Given material.
..............................
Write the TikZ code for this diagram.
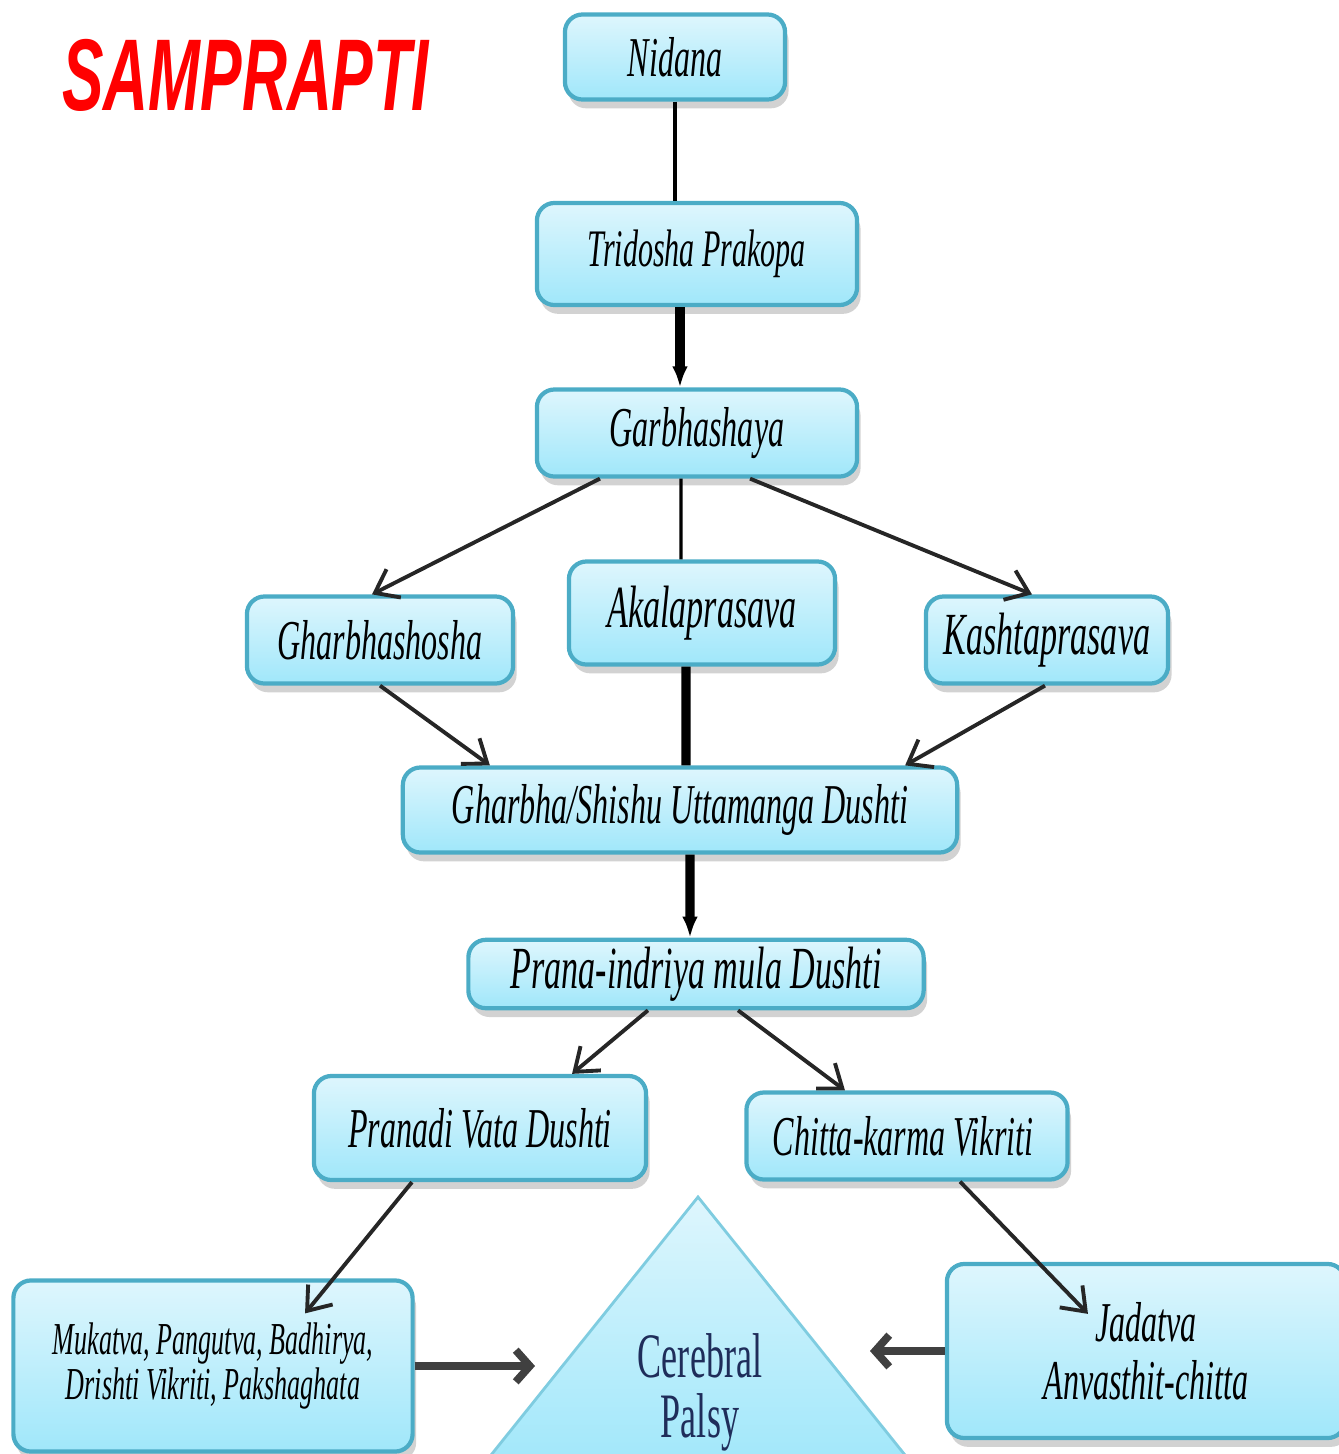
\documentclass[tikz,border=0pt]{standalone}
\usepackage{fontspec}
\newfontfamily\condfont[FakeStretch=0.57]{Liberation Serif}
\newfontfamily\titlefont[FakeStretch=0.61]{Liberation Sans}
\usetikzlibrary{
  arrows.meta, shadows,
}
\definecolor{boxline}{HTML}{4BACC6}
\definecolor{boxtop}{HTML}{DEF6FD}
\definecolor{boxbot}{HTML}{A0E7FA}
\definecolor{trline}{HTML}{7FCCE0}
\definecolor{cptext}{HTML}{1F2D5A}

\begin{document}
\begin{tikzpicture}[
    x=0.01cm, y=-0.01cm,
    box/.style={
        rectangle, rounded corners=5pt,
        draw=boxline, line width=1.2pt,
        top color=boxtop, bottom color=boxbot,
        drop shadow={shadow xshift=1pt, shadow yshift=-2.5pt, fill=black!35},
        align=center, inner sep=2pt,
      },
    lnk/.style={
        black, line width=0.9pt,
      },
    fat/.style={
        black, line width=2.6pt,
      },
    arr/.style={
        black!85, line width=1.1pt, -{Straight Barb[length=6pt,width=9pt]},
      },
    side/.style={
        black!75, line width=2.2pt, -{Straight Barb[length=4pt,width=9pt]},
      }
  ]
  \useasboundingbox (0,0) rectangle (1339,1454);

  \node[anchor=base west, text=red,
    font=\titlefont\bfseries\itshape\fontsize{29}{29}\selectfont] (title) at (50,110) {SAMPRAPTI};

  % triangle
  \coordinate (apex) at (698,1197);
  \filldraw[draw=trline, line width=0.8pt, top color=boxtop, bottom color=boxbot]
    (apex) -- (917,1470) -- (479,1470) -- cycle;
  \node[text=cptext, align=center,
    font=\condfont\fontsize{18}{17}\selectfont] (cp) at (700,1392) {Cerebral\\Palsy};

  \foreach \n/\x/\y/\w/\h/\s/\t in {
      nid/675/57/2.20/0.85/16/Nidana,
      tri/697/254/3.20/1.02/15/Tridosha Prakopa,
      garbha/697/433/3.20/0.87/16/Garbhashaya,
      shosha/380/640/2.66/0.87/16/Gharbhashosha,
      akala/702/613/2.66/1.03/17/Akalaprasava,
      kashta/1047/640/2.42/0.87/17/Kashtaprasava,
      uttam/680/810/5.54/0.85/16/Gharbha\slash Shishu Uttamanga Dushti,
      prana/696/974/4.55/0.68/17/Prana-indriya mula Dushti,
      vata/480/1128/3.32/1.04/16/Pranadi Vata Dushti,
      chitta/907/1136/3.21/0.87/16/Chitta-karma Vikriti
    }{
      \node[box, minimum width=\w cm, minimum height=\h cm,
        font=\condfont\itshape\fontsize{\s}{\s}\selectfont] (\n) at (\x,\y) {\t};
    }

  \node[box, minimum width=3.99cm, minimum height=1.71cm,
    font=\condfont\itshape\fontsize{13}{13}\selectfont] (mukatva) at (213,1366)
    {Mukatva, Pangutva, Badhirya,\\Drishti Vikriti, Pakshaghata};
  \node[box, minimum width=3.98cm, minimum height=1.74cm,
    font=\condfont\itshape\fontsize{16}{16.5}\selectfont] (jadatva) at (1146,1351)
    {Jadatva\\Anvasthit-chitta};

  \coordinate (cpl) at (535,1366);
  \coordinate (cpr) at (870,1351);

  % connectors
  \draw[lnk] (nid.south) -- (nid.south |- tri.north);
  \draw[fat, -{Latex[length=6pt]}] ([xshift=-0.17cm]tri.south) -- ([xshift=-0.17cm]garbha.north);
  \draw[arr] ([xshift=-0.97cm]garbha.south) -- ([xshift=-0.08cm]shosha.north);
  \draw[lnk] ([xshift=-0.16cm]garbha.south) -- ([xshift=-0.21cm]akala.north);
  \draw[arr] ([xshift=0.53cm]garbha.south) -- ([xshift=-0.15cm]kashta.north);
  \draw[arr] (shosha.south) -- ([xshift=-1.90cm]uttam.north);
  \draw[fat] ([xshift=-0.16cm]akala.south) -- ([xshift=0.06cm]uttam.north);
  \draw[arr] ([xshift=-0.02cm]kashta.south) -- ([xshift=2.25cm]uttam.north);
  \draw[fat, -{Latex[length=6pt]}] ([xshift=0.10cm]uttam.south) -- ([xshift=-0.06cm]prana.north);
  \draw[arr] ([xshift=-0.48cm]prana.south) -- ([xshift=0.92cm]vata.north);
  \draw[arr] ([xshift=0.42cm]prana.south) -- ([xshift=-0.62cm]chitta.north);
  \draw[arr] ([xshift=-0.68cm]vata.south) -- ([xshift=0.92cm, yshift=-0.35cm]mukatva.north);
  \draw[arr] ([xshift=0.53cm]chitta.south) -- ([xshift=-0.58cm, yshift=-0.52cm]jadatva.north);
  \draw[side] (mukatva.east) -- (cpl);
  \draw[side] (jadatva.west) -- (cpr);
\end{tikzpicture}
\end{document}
..............................
Goal.
Return the material line for line, from its beginning to the line that contains "(cp) at (700,1392)", with the pictures left out.

Exercise output.
Write the TikZ code for this diagram.
\documentclass[tikz,border=0pt]{standalone}
\usepackage{fontspec}
\newfontfamily\condfont[FakeStretch=0.57]{Liberation Serif}
\newfontfamily\titlefont[FakeStretch=0.61]{Liberation Sans}
\usetikzlibrary{
  arrows.meta, shadows,
}
\definecolor{boxline}{HTML}{4BACC6}
\definecolor{boxtop}{HTML}{DEF6FD}
\definecolor{boxbot}{HTML}{A0E7FA}
\definecolor{trline}{HTML}{7FCCE0}
\definecolor{cptext}{HTML}{1F2D5A}

\begin{document}
\begin{tikzpicture}[
    x=0.01cm, y=-0.01cm,
    box/.style={
        rectangle, rounded corners=5pt,
        draw=boxline, line width=1.2pt,
        top color=boxtop, bottom color=boxbot,
        drop shadow={shadow xshift=1pt, shadow yshift=-2.5pt, fill=black!35},
        align=center, inner sep=2pt,
      },
    lnk/.style={
        black, line width=0.9pt,
      },
    fat/.style={
        black, line width=2.6pt,
      },
    arr/.style={
        black!85, line width=1.1pt, -{Straight Barb[length=6pt,width=9pt]},
      },
    side/.style={
        black!75, line width=2.2pt, -{Straight Barb[length=4pt,width=9pt]},
      }
  ]
  \useasboundingbox (0,0) rectangle (1339,1454);

  \node[anchor=base west, text=red,
    font=\titlefont\bfseries\itshape\fontsize{29}{29}\selectfont] (title) at (50,110) {SAMPRAPTI};

  % triangle
  \coordinate (apex) at (698,1197);
  \filldraw[draw=trline, line width=0.8pt, top color=boxtop, bottom color=boxbot]
    (apex) -- (917,1470) -- (479,1470) -- cycle;
  \node[text=cptext, align=center,
    font=\condfont\fontsize{18}{17}\selectfont] (cp) at (700,1392) {Cerebral\\Palsy};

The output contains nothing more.